--- Start of MATERIAL FOR THIS EXERCISE ---

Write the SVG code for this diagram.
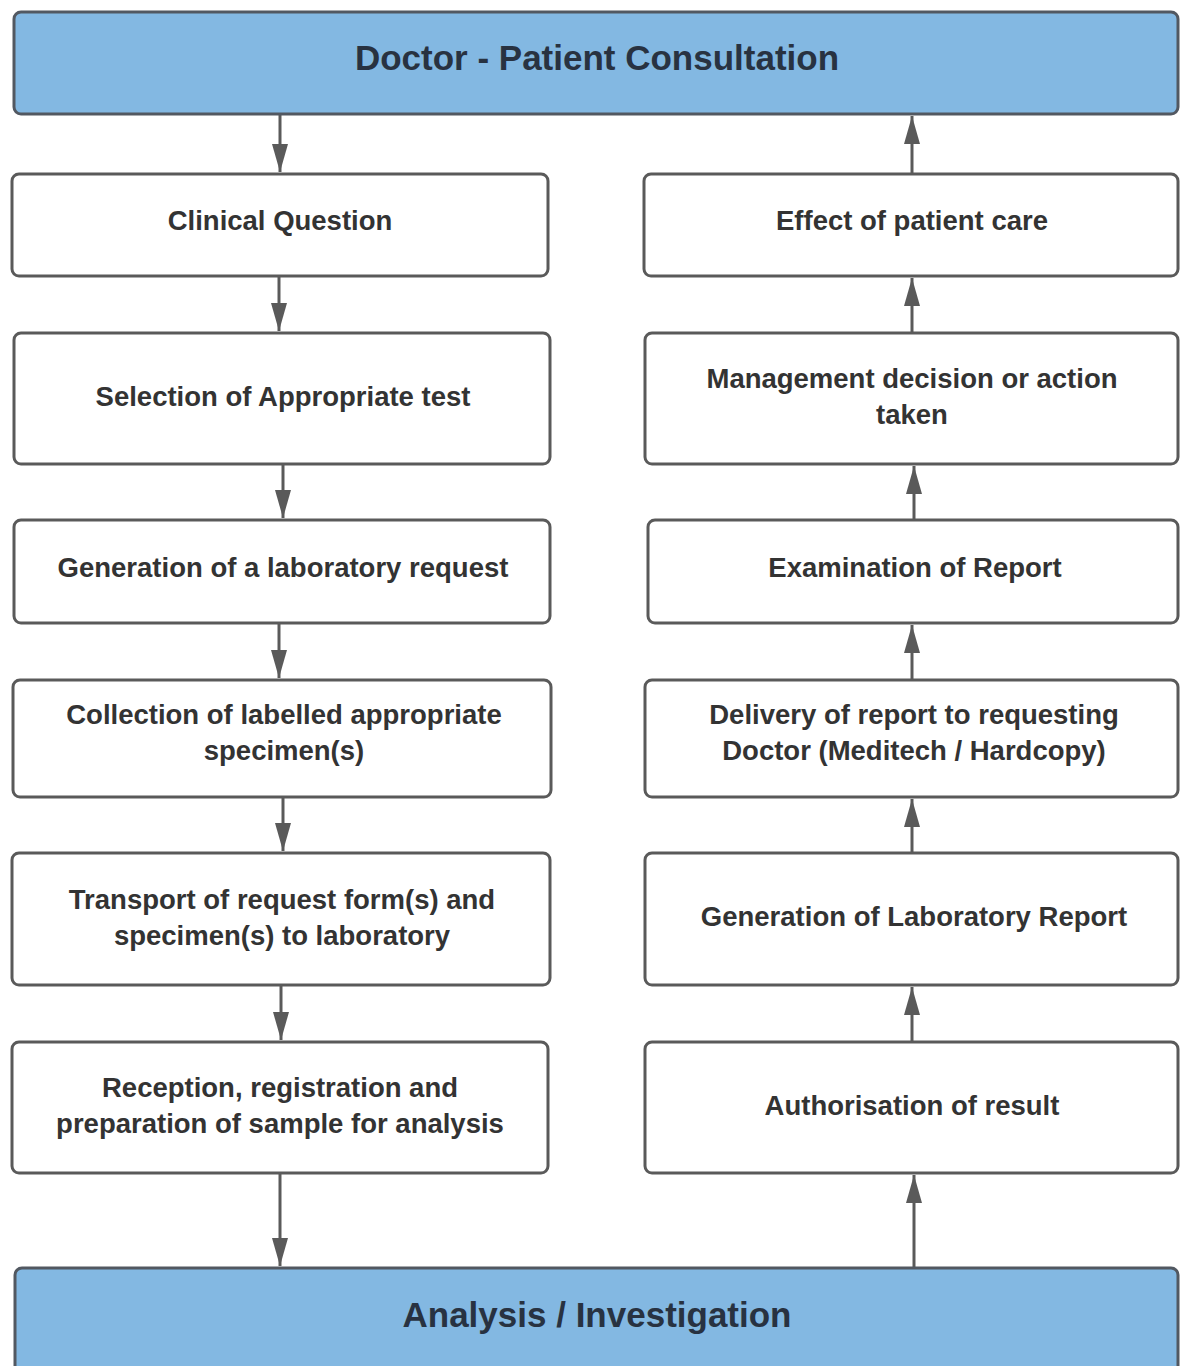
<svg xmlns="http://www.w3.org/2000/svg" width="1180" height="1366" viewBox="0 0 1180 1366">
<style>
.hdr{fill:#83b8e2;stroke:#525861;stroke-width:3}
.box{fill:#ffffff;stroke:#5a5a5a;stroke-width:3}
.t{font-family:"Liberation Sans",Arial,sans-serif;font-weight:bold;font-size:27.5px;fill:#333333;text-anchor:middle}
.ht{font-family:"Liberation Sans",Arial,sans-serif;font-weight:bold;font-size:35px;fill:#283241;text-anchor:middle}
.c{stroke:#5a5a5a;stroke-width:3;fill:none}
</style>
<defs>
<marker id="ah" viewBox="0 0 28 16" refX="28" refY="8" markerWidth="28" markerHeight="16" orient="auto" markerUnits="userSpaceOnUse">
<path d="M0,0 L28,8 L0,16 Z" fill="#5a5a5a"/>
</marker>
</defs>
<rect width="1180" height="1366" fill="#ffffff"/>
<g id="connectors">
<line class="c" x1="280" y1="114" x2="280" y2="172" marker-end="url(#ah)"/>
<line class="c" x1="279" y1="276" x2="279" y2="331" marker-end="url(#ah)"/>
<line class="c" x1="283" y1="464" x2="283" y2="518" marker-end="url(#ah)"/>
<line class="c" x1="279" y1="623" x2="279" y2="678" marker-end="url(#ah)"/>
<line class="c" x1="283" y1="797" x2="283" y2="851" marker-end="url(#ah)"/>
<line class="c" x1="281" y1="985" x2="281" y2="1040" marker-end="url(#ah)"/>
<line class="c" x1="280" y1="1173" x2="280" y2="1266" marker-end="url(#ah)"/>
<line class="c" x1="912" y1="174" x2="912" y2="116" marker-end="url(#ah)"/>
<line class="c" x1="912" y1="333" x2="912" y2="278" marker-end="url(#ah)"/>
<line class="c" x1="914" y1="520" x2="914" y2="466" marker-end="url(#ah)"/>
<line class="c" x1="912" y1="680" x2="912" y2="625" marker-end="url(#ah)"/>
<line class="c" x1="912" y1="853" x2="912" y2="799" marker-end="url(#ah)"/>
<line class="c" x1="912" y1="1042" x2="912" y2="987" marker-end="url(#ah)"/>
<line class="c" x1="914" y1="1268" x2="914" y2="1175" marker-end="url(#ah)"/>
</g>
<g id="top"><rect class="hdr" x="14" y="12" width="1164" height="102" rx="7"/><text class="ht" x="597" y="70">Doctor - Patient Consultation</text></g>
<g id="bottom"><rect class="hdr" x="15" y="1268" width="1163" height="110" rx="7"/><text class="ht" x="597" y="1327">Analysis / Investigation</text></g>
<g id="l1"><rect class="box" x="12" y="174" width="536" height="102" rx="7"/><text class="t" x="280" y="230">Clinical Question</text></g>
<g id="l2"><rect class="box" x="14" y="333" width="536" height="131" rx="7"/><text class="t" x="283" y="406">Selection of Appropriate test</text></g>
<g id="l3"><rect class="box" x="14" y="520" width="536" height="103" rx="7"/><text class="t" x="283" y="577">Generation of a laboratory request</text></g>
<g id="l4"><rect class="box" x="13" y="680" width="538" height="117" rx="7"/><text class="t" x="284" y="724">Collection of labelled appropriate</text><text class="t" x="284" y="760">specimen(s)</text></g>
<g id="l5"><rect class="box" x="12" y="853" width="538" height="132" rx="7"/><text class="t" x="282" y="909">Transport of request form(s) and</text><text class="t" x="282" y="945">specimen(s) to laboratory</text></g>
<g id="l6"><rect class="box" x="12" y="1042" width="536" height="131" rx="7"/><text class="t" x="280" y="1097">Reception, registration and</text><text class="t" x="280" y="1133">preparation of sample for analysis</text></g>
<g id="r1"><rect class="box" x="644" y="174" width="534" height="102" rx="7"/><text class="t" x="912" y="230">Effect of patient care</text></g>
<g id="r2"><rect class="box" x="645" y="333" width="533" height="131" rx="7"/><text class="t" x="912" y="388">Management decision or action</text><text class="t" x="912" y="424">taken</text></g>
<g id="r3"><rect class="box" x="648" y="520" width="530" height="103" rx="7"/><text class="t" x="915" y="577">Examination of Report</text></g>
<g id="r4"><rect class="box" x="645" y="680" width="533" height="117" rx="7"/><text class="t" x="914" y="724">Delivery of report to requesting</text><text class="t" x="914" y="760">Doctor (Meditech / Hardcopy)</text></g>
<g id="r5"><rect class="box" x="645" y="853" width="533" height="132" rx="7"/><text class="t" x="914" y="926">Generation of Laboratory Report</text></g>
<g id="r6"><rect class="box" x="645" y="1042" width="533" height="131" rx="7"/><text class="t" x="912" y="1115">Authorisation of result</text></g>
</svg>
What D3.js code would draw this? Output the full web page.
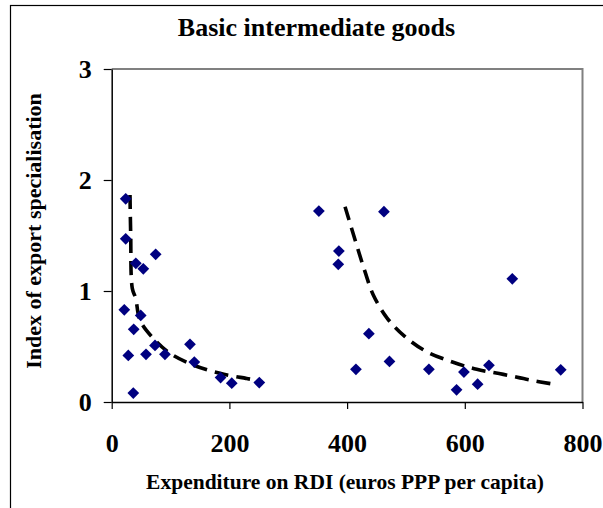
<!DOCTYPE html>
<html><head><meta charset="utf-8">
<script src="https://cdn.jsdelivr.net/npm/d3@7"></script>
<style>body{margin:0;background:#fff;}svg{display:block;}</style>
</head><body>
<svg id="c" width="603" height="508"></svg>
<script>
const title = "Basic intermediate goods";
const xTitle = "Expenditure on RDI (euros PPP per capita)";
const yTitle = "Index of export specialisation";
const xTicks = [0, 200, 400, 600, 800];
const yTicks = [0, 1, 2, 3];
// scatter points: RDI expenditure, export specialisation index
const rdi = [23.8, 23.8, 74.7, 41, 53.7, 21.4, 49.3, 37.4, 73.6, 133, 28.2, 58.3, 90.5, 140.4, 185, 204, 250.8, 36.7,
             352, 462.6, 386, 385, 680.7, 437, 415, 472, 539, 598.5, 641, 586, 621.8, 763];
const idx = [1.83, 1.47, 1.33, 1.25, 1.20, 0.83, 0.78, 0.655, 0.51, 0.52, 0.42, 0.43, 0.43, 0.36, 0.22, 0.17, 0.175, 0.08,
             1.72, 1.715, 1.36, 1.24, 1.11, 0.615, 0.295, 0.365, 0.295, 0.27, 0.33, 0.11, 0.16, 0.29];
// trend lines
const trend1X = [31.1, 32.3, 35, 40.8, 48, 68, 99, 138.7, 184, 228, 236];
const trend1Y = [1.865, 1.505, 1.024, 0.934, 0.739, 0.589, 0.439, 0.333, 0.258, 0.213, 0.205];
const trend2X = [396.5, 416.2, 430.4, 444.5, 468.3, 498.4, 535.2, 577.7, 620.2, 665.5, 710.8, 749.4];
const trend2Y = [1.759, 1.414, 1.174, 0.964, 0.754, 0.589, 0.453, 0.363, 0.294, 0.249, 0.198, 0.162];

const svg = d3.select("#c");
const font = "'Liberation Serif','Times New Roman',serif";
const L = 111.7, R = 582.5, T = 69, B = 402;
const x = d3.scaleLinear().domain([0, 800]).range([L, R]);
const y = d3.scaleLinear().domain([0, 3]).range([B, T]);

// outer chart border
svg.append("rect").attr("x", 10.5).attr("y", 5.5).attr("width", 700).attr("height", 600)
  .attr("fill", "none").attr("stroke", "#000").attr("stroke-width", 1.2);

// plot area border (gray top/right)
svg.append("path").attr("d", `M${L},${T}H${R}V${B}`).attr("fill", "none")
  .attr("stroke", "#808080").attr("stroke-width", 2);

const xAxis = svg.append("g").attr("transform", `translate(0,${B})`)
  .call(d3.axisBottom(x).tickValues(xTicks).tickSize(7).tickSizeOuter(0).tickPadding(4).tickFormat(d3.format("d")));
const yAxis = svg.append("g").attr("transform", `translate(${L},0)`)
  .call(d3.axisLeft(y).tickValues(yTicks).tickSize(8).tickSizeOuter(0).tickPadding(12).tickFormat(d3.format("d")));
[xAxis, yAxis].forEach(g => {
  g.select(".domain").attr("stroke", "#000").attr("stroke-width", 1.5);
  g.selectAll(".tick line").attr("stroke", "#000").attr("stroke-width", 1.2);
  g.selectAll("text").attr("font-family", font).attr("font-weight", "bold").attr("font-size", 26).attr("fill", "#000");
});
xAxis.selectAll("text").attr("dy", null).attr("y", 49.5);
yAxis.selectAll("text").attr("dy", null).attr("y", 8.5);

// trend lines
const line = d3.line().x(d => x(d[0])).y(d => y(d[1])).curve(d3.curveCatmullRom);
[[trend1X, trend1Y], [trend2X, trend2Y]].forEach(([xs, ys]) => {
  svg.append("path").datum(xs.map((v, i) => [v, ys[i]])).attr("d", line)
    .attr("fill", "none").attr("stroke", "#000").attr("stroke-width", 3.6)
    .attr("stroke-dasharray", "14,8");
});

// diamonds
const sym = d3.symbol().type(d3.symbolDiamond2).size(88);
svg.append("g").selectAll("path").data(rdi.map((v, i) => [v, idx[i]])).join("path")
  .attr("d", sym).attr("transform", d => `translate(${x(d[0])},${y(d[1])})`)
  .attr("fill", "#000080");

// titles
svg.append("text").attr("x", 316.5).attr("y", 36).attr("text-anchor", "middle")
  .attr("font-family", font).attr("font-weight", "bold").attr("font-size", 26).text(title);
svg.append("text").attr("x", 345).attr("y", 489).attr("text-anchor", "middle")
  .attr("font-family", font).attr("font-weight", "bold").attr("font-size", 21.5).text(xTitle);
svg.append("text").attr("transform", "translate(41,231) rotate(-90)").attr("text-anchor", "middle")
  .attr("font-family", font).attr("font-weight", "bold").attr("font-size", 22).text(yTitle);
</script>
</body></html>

--- End of MATERIAL FOR THIS EXERCISE ---

## WRITTEN TASK
Scan the entries above. Copy each line that has the string "code".

## WORKED ANSWER
Write the SVG code for this diagram.
What D3.js code would draw this? Output the full web page.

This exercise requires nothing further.